-- DATA PROVIDED --
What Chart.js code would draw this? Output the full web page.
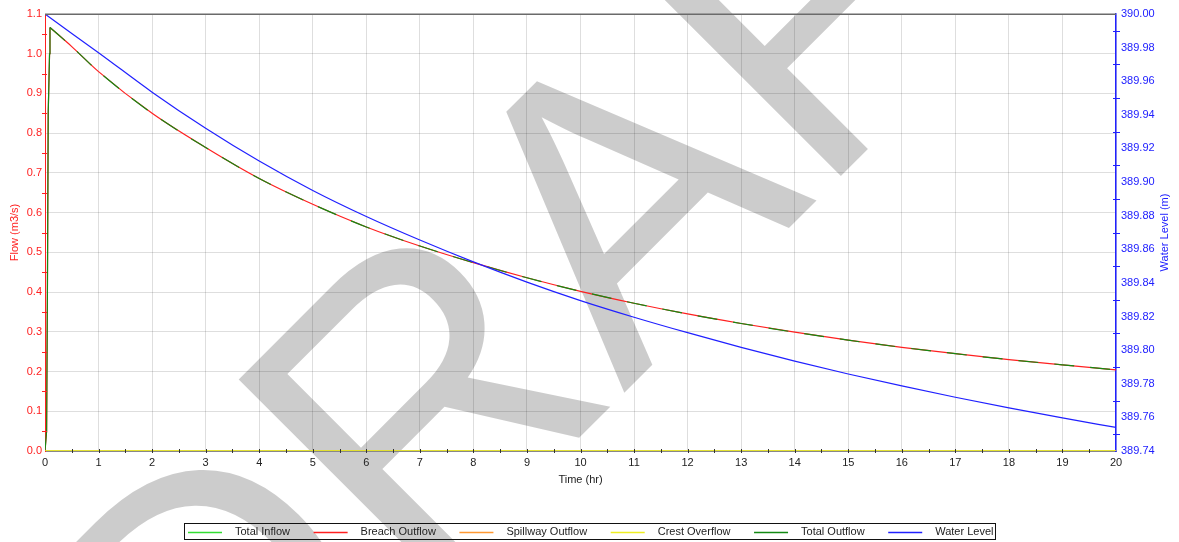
<!DOCTYPE html>
<html><head><meta charset="utf-8">
<script src="https://cdn.jsdelivr.net/npm/chart.js@4.4.0/dist/chart.umd.min.js"></script>
<style>html,body{margin:0;padding:0;background:#fff;overflow:hidden}canvas{display:block}</style>
</head><body>
<canvas id="c" width="1179" height="542"></canvas>
<script>
// ---- data ----
const seriesLabels = ['Total Inflow','Breach Outflow','Spillway Outflow','Crest Overflow','Total Outflow','Water Level'];
const seriesColors = ['#33dd33','#ff2020','#ff9933','#eeee22','#138a13','#2020ff'];

const flowTimes = [0,0.03,0.045,0.06,0.085,0.093,0.5,1,2,3,4,5,6,7,8,9,10,11,12,13,14,15,16,17,18,19,20];
const breachOutflow = [0,0.05,0.40,0.85,1.0,1.066,1.018,0.955,0.850,0.764,0.686,0.621,0.564,0.516,0.474,0.436,0.402,0.372,0.345,0.321,0.299,0.279,0.261,0.245,0.230,0.217,0.204];
const totalOutflow  = [0,0.05,0.40,0.85,1.0,1.066,1.018,0.955,0.850,0.764,0.686,0.621,0.564,0.516,0.474,0.436,0.402,0.372,0.345,0.321,0.299,0.279,0.261,0.245,0.230,0.217,0.204];
const peakIndex = 5; // rise before, recession after

const zeroTimes = [0,20];
const totalInflow = [0,0];
const spillwayOutflow = [0,0];
const crestOverflow = [0,0];

const levelTimes = [0,0.5,1,2,3,4,5,6,7,8,9,10,11,12,13,14,15,16,17,18,19,20];
const waterLevel = [390.000,389.9884,389.977,389.9535,389.932,389.9125,389.895,389.8795,389.8655,389.8525,389.8405,389.8295,389.8196,389.8104,389.8017,389.7935,389.7858,389.7787,389.772,389.7657,389.7597,389.754];

const flowTicks = {min:0, max:1.1, step:0.1};
const levelTicks = {min:389.74, max:390.00, step:0.02};
const timeTicks = {min:0, max:20, step:1};

const FONT = "'Liberation Sans', Arial, sans-serif";
const pts = (xs, ys, from, to) => xs.map((x,i)=>({x:x, y:ys[i]})).slice(from || 0, to);

const watermark = {
  id:'watermark',
  beforeDraw(chart){
    const c = chart.ctx; c.save();
    c.fillStyle = 'rgba(0,0,0,0.2)';
    c.font = '410px ' + FONT;
    c.textAlign = 'left'; c.textBaseline = 'alphabetic';
    c.translate(205, 812); c.rotate(-Math.PI/4);
    c.fillText('DRAFT', 0, 0);
    c.restore();
  }
};

const extras = {
  id:'extras',
  afterDatasetsDraw(chart){
    const c = chart.ctx, a = chart.chartArea;
    const x = chart.scales.x, y = chart.scales.y, y1 = chart.scales.y1;
    c.save();
    c.strokeStyle = '#6a6a6a'; c.lineWidth = 1.5;
    c.beginPath(); c.moveTo(a.left, a.top + 0.25); c.lineTo(a.right, a.top + 0.25); c.stroke();
    c.lineWidth = 1; c.strokeStyle = '#333';
    c.beginPath();
    for (let v = 0.5; v < timeTicks.max; v += 0.5) {
      const px = Math.round(x.getPixelForValue(v)) + 0.5;
      c.moveTo(px, a.bottom - 2); c.lineTo(px, a.bottom + 2);
    }
    c.stroke();
    c.strokeStyle = '#ff2020';
    c.beginPath();
    for (let v = flowTicks.step/2; v < flowTicks.max; v += flowTicks.step) {
      const py = Math.round(y.getPixelForValue(v)) + 0.5;
      c.moveTo(a.left - 3, py); c.lineTo(a.left + 2, py);
    }
    c.stroke();
    c.strokeStyle = '#2020ff';
    c.beginPath();
    for (let v = levelTicks.min + levelTicks.step/2; v < levelTicks.max; v += levelTicks.step) {
      const py = Math.round(y1.getPixelForValue(v)) + 0.5;
      c.moveTo(a.right - 3, py); c.lineTo(a.right + 4, py);
    }
    c.stroke();
    c.restore();
  },
  afterDraw(chart){
    const c = chart.ctx;
    c.save();
    c.fillStyle = '#2020ff'; c.font = '11px ' + FONT;
    c.textAlign = 'center'; c.textBaseline = 'middle';
    c.translate(1165, (chart.chartArea.top + chart.chartArea.bottom)/2);
    c.rotate(-Math.PI/2);
    c.fillText('Water Level (m)', 0, 0);
    c.restore();
    c.save();
    const boxL = 184, boxR = 995, boxT = 523.5, boxB = 539.5;
    c.strokeStyle = '#111'; c.lineWidth = 1;
    c.strokeRect(boxL + 0.5, boxT, boxR - boxL, boxB - boxT);
    c.font = '11px ' + FONT; c.textBaseline = 'middle'; c.textAlign = 'left';
    const lineLen = 34, gapText = 13;
    const widths = seriesLabels.map(s => c.measureText(s).width);
    const content = widths.reduce((s,w)=>s + lineLen + gapText + w, 0);
    const startX = boxL + 4, endX = boxR - 1.5;
    const gap = (endX - startX - content) / (seriesLabels.length - 1);
    let xx = startX; const yy = (boxT + boxB)/2;
    seriesLabels.forEach((s,i)=>{
      c.strokeStyle = seriesColors[i]; c.lineWidth = 1.5;
      c.beginPath(); c.moveTo(xx, Math.round(yy)+0.5); c.lineTo(xx + lineLen, Math.round(yy)+0.5); c.stroke();
      c.fillStyle = '#222';
      c.fillText(s, xx + lineLen + gapText, yy);
      xx += lineLen + gapText + widths[i] + gap;
    });
    c.restore();
  }
};

const common = {pointRadius:0, pointHoverRadius:0, borderWidth:1.2, fill:false};
const mk = (o) => Object.assign({}, common, o);

new Chart(document.getElementById('c'), {
  type:'line',
  data:{
    datasets:[
      mk({label:seriesLabels[3], data:pts(zeroTimes, crestOverflow), borderColor:seriesColors[3], yAxisID:'y', order:0, borderWidth:1.6}),
      mk({label:seriesLabels[4], data:pts(flowTimes, totalOutflow, 0, peakIndex+1), borderColor:seriesColors[4], yAxisID:'y', order:1, tension:0}),
      mk({label:seriesLabels[4], data:pts(flowTimes, totalOutflow, peakIndex), borderColor:seriesColors[4], yAxisID:'y', order:1, borderDash:[20,16], cubicInterpolationMode:'monotone'}),
      mk({label:seriesLabels[1], data:pts(flowTimes, breachOutflow, 0, peakIndex+1), borderColor:seriesColors[1], yAxisID:'y', order:2, tension:0}),
      mk({label:seriesLabels[1], data:pts(flowTimes, breachOutflow, peakIndex), borderColor:seriesColors[1], yAxisID:'y', order:2, cubicInterpolationMode:'monotone'}),
      mk({label:seriesLabels[2], data:pts(zeroTimes, spillwayOutflow), borderColor:seriesColors[2], yAxisID:'y', order:3}),
      mk({label:seriesLabels[0], data:pts(zeroTimes, totalInflow), borderColor:seriesColors[0], yAxisID:'y', order:4}),
      mk({label:seriesLabels[5], data:pts(levelTimes, waterLevel), borderColor:seriesColors[5], yAxisID:'y1', order:0, cubicInterpolationMode:'monotone'})
    ]
  },
  options:{
    responsive:false, animation:false, devicePixelRatio:1,
    layout:{padding:{top:14, left:0, right:0, bottom:0}},
    plugins:{legend:{display:false}, tooltip:{enabled:false}},
    events:[],
    scales:{
      x:{
        type:'linear', min:timeTicks.min, max:timeTicks.max,
        ticks:{stepSize:timeTicks.step, color:'#222', font:{family:FONT, size:11}, padding:5, maxRotation:0, autoSkip:false},
        grid:{color:'rgba(0,0,0,0.13)', drawTicks:false, lineWidth:1},
        border:{color:'#888', width:1},
        title:{display:true, text:'Time (hr)', color:'#222', font:{family:FONT, size:11}, padding:{top:0, bottom:55}},
        afterFit(s){ s.height = 91; }
      },
      y:{
        type:'linear', position:'left', min:flowTicks.min, max:flowTicks.max,
        ticks:{stepSize:flowTicks.step, color:'#ff2020', font:{family:FONT, size:11}, padding:3, callback:v=>Number(v).toFixed(1)},
        grid:{color:'rgba(0,0,0,0.13)', drawTicks:false, lineWidth:1},
        border:{color:'#ff2020', width:1},
        title:{display:true, text:'Flow (m3/s)', color:'#ff2020', font:{family:FONT, size:11}, padding:{top:8, bottom:0}},
        afterFit(s){ s.width = 45; }
      },
      y1:{
        type:'linear', position:'right', min:levelTicks.min, max:levelTicks.max,
        ticks:{stepSize:levelTicks.step, color:'#2020ff', font:{family:FONT, size:11}, padding:5, callback:v=>Number(v).toFixed(2)},
        grid:{display:false, drawTicks:false},
        border:{color:'#2020ff', width:1.5},
        afterFit(s){ s.width = 63; }
      }
    }
  },
  plugins:[watermark, extras]
});
</script>
</body></html>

-- YOUR INSTRUCTIONS --
From the first line above through the line containing "const crestOverflow = [0,0];", copy everything exactly, without the pictures.

-- FULL ANSWER --
What Chart.js code would draw this? Output the full web page.
<!DOCTYPE html>
<html><head><meta charset="utf-8">
<script src="https://cdn.jsdelivr.net/npm/chart.js@4.4.0/dist/chart.umd.min.js"></script>
<style>html,body{margin:0;padding:0;background:#fff;overflow:hidden}canvas{display:block}</style>
</head><body>
<canvas id="c" width="1179" height="542"></canvas>
<script>
// ---- data ----
const seriesLabels = ['Total Inflow','Breach Outflow','Spillway Outflow','Crest Overflow','Total Outflow','Water Level'];
const seriesColors = ['#33dd33','#ff2020','#ff9933','#eeee22','#138a13','#2020ff'];

const flowTimes = [0,0.03,0.045,0.06,0.085,0.093,0.5,1,2,3,4,5,6,7,8,9,10,11,12,13,14,15,16,17,18,19,20];
const breachOutflow = [0,0.05,0.40,0.85,1.0,1.066,1.018,0.955,0.850,0.764,0.686,0.621,0.564,0.516,0.474,0.436,0.402,0.372,0.345,0.321,0.299,0.279,0.261,0.245,0.230,0.217,0.204];
const totalOutflow  = [0,0.05,0.40,0.85,1.0,1.066,1.018,0.955,0.850,0.764,0.686,0.621,0.564,0.516,0.474,0.436,0.402,0.372,0.345,0.321,0.299,0.279,0.261,0.245,0.230,0.217,0.204];
const peakIndex = 5; // rise before, recession after

const zeroTimes = [0,20];
const totalInflow = [0,0];
const spillwayOutflow = [0,0];
const crestOverflow = [0,0];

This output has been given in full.